### Material
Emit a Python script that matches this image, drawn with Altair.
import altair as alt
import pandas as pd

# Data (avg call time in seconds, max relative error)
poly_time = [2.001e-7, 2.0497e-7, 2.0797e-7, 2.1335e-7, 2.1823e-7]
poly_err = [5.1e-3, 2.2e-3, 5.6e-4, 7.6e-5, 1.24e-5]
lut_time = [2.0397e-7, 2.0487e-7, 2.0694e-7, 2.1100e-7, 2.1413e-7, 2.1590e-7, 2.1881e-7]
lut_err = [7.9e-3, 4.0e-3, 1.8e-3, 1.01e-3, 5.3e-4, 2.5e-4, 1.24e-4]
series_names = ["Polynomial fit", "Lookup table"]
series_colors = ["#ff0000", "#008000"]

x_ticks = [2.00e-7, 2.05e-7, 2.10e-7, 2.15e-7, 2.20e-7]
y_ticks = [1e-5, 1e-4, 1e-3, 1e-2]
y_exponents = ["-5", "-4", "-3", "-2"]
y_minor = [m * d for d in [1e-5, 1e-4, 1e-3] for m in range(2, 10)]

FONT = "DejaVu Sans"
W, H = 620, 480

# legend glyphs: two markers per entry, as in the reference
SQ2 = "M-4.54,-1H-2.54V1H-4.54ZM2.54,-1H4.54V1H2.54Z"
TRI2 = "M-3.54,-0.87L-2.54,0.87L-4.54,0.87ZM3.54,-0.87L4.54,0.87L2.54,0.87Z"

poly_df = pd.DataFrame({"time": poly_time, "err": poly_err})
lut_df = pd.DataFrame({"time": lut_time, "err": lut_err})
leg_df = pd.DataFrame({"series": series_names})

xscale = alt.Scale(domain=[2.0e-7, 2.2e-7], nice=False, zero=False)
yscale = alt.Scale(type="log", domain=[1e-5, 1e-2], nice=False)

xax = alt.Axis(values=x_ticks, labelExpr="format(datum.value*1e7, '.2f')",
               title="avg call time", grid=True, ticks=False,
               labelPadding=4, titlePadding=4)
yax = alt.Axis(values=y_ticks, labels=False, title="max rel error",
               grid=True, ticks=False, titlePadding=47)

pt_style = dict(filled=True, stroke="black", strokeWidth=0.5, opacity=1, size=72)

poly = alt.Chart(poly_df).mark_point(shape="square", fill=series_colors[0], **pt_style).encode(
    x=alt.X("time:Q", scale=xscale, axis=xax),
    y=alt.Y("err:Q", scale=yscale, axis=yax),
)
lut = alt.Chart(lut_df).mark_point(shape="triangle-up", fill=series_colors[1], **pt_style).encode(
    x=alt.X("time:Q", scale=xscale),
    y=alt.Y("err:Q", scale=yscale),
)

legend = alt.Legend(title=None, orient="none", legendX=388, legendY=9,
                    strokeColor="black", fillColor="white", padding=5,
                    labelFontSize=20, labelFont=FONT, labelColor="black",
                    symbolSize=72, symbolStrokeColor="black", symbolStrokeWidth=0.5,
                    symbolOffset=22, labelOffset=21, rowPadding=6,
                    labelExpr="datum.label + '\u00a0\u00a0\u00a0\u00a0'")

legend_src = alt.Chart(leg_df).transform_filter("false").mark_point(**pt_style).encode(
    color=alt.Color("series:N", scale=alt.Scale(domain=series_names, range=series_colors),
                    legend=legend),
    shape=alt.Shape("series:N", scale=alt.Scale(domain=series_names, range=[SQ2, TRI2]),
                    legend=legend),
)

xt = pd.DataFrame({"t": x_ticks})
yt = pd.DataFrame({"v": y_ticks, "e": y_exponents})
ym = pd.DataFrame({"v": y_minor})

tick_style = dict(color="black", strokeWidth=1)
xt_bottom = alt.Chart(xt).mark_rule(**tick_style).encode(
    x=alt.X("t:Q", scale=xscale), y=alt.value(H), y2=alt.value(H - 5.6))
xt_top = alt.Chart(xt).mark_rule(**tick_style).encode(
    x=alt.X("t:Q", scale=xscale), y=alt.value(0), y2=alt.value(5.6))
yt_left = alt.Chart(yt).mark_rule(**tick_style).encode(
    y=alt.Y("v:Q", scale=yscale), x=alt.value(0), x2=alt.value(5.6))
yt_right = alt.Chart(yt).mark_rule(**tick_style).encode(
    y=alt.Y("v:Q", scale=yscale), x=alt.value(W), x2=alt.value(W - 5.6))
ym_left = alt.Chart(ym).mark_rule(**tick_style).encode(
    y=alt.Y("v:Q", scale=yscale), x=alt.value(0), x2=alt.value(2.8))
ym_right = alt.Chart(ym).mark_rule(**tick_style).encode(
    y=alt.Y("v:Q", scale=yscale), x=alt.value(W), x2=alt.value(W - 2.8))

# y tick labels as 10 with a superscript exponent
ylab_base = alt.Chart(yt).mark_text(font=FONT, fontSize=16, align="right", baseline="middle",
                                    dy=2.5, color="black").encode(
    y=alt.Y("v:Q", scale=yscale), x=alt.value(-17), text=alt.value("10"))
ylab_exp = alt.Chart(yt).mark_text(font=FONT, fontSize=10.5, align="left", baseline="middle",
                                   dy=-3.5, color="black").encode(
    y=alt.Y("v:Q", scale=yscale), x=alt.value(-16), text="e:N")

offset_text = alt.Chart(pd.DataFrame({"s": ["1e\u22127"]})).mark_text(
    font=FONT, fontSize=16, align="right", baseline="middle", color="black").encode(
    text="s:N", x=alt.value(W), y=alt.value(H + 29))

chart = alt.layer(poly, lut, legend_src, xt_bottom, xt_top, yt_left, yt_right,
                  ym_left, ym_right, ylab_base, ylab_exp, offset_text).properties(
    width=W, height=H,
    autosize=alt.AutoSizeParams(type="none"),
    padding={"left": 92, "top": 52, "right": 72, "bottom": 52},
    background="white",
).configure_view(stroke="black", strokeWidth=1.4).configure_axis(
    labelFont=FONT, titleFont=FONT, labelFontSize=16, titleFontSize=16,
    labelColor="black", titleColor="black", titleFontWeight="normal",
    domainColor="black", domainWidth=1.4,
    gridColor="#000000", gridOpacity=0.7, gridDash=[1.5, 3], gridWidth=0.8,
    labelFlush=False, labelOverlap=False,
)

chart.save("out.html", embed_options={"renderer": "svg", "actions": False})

### Exercise instructions
Quote exactly the lines running from the start of the listing above through the line where "strokeWidth=0.5, opacity=1, size=72)" is found, and output no other lines.

### Answer to the problem
Emit a Python script that matches this image, drawn with Altair.
import altair as alt
import pandas as pd

# Data (avg call time in seconds, max relative error)
poly_time = [2.001e-7, 2.0497e-7, 2.0797e-7, 2.1335e-7, 2.1823e-7]
poly_err = [5.1e-3, 2.2e-3, 5.6e-4, 7.6e-5, 1.24e-5]
lut_time = [2.0397e-7, 2.0487e-7, 2.0694e-7, 2.1100e-7, 2.1413e-7, 2.1590e-7, 2.1881e-7]
lut_err = [7.9e-3, 4.0e-3, 1.8e-3, 1.01e-3, 5.3e-4, 2.5e-4, 1.24e-4]
series_names = ["Polynomial fit", "Lookup table"]
series_colors = ["#ff0000", "#008000"]

x_ticks = [2.00e-7, 2.05e-7, 2.10e-7, 2.15e-7, 2.20e-7]
y_ticks = [1e-5, 1e-4, 1e-3, 1e-2]
y_exponents = ["-5", "-4", "-3", "-2"]
y_minor = [m * d for d in [1e-5, 1e-4, 1e-3] for m in range(2, 10)]

FONT = "DejaVu Sans"
W, H = 620, 480

# legend glyphs: two markers per entry, as in the reference
SQ2 = "M-4.54,-1H-2.54V1H-4.54ZM2.54,-1H4.54V1H2.54Z"
TRI2 = "M-3.54,-0.87L-2.54,0.87L-4.54,0.87ZM3.54,-0.87L4.54,0.87L2.54,0.87Z"

poly_df = pd.DataFrame({"time": poly_time, "err": poly_err})
lut_df = pd.DataFrame({"time": lut_time, "err": lut_err})
leg_df = pd.DataFrame({"series": series_names})

xscale = alt.Scale(domain=[2.0e-7, 2.2e-7], nice=False, zero=False)
yscale = alt.Scale(type="log", domain=[1e-5, 1e-2], nice=False)

xax = alt.Axis(values=x_ticks, labelExpr="format(datum.value*1e7, '.2f')",
               title="avg call time", grid=True, ticks=False,
               labelPadding=4, titlePadding=4)
yax = alt.Axis(values=y_ticks, labels=False, title="max rel error",
               grid=True, ticks=False, titlePadding=47)

pt_style = dict(filled=True, stroke="black", strokeWidth=0.5, opacity=1, size=72)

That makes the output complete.